The traditional way that most of us got Windows updates was via the not-terribly-inventively-named Windows Update service, but it appears that Microsoft is shifting towards a more P2P-centric world. The latest leaked build of Windows 10 includes the options to enable “updates from more than one place” in order to access them more rapidly, which could point to a P2P style delivery method for future updates.
Then again, this is a leaked build from a pre-release version of the operating system, and not every feature in pre-release software makes it into the final version. We’ll have to wait and see until Windows 10 releases later this year.
Microsoft is hardly the first big company to use P2P for file distribution in a legitimate manner, although you’d want to hope that it has built in some very robust file checking before applying updates. Getting a malware-laden Windows Update from a dodgy source would be an absolute nightmare for both the compromised end-user and Microsoft itself.

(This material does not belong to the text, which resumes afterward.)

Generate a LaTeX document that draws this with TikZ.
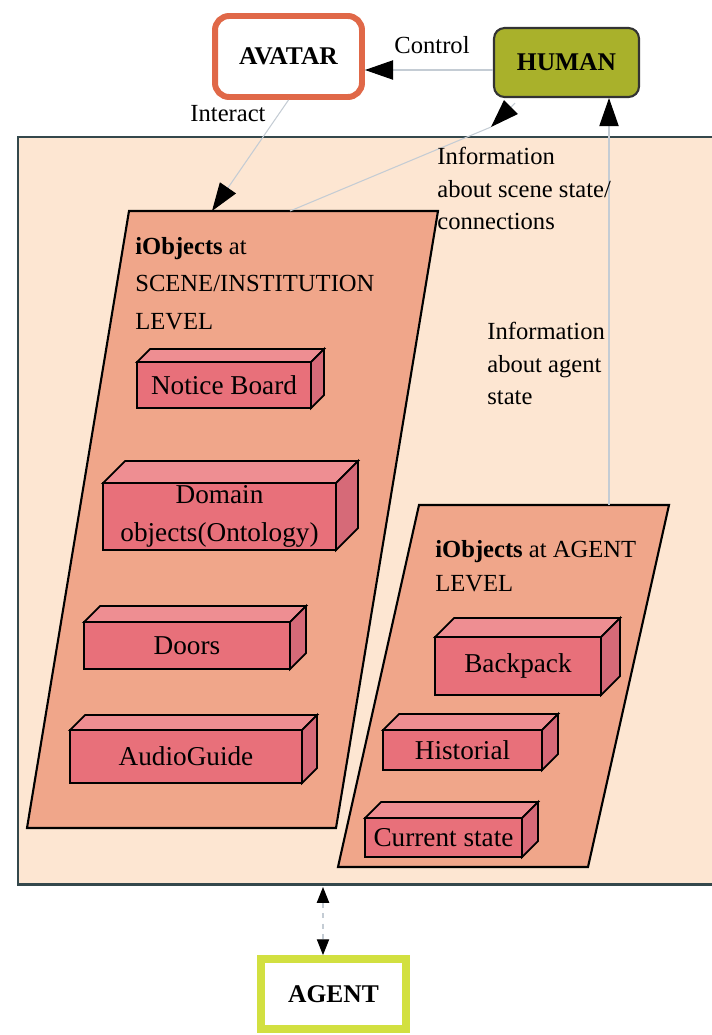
\documentclass[tikz,border=0pt]{standalone}
\usepackage{fontspec}
\setmainfont{Liberation Serif}
\usetikzlibrary{arrows.meta}

\definecolor{framefill}{HTML}{FDE6D2}
\definecolor{frameline}{HTML}{34484C}
\definecolor{levelfill}{HTML}{F0A68A}
\definecolor{boxfront}{HTML}{E8707A}
\definecolor{boxtop}{HTML}{EE8E92}
\definecolor{boxside}{HTML}{D66A78}
\definecolor{avatarline}{HTML}{E06848}
\definecolor{humanfill}{HTML}{A9B12B}
\definecolor{agentline}{HTML}{D2E040}
\definecolor{faint}{HTML}{C4CCD4}

\tikzset{
    infotip/.style={-{Triangle[length=16pt,width=11pt,color=black]}},
    faintline/.style={draw=faint, line width=0.6pt},
    actor/.style={font=\fontsize{14.5}{17}\selectfont\bfseries, inner sep=0pt},
    plain/.style={font=\fontsize{14}{18.5}\selectfont, align=left, inner sep=0pt, anchor=north west},
    boxlabel/.style={font=\fontsize{15.5}{21.6}\selectfont, align=center, inner sep=0pt}
}

% a 3d box: name, x1, y1, x2, y2, depth, label
\newcommand{\iobox}[7]{%
    \filldraw[fill=boxtop, line width=1pt] (#2,#3) -- ({#2+#6},{#3-#6}) -- ({#4+#6},{#3-#6}) -- (#4,#3) -- cycle;
    \filldraw[fill=boxside, line width=1pt] (#4,#3) -- ({#4+#6},{#3-#6}) -- ({#4+#6},{#5-#6}) -- (#4,#5) -- cycle;
    \filldraw[fill=boxfront, line width=1pt] (#2,#3) rectangle (#4,#5);
    \node[boxlabel] (#1) at ({(#2+#4)/2},{(#3+#5)/2}) {#7};
}

\begin{document}
\begin{tikzpicture}[x=0.02cm, y=-0.02cm]
    \useasboundingbox (0,0) rectangle (711,1035);

    % the frame
    \filldraw[fill=framefill, draw=frameline, line width=1.7pt] (18,137) rectangle (714,884);

    % the two levels
    \filldraw[fill=levelfill, line width=1.2pt] (129,211) -- (438,211) -- (336,828) -- (27,828) -- cycle;
    \filldraw[fill=levelfill, line width=1.2pt] (419,505) -- (669,505) -- (588,867) -- (338,867) -- cycle;
    \coordinate (scn-in) at (212,211);
    \coordinate (scn-info) at (290,211);
    \coordinate (hum-tip) at (491,127);
    \coordinate (agt-info) at (609,505);
    \coordinate (ctrl) at (430,70);
    \coordinate (gap) at (323,887);

    % the actors
    \node[actor, draw=avatarline, line width=3.4pt, rounded corners=8pt, fill=white,
          minimum width=2.94cm, minimum height=1.62cm] (AVATAR) at (288.5,56.5) {AVATAR};
    \node[actor, draw=black!80, line width=1.2pt, rounded corners=6pt, fill=humanfill,
          minimum width=2.9cm, minimum height=1.38cm] (HUMAN) at (566.5,62.5) {HUMAN};
    \node[actor, draw=agentline, line width=4.5pt, fill=white,
          minimum width=2.9cm, minimum height=1.4cm] (AGENT) at (333.5,994) {AGENT};

    % scene level
    \node[plain, font=\fontsize{14}{21.3}\selectfont] (scn-title) at (135,237)
        {{\bfseries iObjects} at\\SCENE/INSTITUTION\\LEVEL};
    \iobox{notice}{137}{362}{311}{408}{13}{Notice Board}
    \iobox{domain}{103}{483}{336}{550}{22}{Domain\\objects(Ontology)}
    \iobox{doors}{84}{622}{290}{669}{16}{Doors}
    \iobox{audio}{70}{730}{302}{783}{15}{AudioGuide}

    % agent level
    \node[plain, font=\fontsize{14}{19.4}\selectfont] (agt-title) at (435,540)
        {{\bfseries iObjects} at AGENT\\LEVEL};
    \iobox{backpack}{435}{637}{601}{695}{19}{Backpack}
    \iobox{historial}{383}{730}{542}{770}{16}{Historial}
    \iobox{current}{365}{818}{522}{857}{16}{Current state}

    % connectors
    \draw[faintline, infotip] (HUMAN.west |- ctrl) -- (AVATAR.east |- ctrl);
    \draw[faintline, infotip] (AVATAR.south) -- (scn-in);
    \draw[faintline] (hum-tip) -- (scn-info);
    \draw[faintline, infotip] ([xshift=0.44cm,yshift=-0.1cm]HUMAN.south west) -- (hum-tip);
    \draw[faintline, infotip] (agt-info) -- (agt-info |- HUMAN.south);
    \draw[faintline, dashed, {Triangle[length=9pt,width=7pt,color=black]}-{Triangle[length=9pt,width=7pt,color=black]}]
        (gap) -- (AGENT.north -| gap);

    % labels
    \node[plain, anchor=center] (control) at (432,45) {Control};
    \node[plain, anchor=center] (interact) at (228,114) {Interact};
    \node[plain] (scn-text) at (437,147) {Information\\about scene state/\\connections};
    \node[plain] (agt-text) at (487,322) {Information\\about agent\\state};
\end{tikzpicture}
\end{document}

Microsoft to deliver Windows 10 updates using peer-to-peer technology [The Verge]
Comments
6 responses to “Windows 10 Updates To Be Delivered Via P2P”
That would be awesome for people who repair computers on the side if it works over LAN.
Windows update downloads already max out my peasant Australian ADSL and are delivered automatically and timely manner via the scheduler. No complaints here. I’ll stick to the standard downloading rather than have my bandwidth chocked on p2p
Surely a simple hash check would save you from malware updates.
The BitTorrent protocol has bad data detection built in, data taint is only really feasible in very small swarms. Something tells me Microsoft updates aren’t going to be on the ‘small’ side as far as number of peers goes.
True. Add in hash checks of the final file and possibly some sort of certificate checks as well, no problems.
Correct, and given windows updates are already signed they might not have to change the security model much. (if your computer is happy to install a dodgy update, you have bigger issues than malicious P2P peers).
I’m interested to see whether any of it trickles over into windows server and WSUS. Instead of maintaining a central repository, the server could just give you a list of approved updates and say ‘grab them from any computer in the domain’.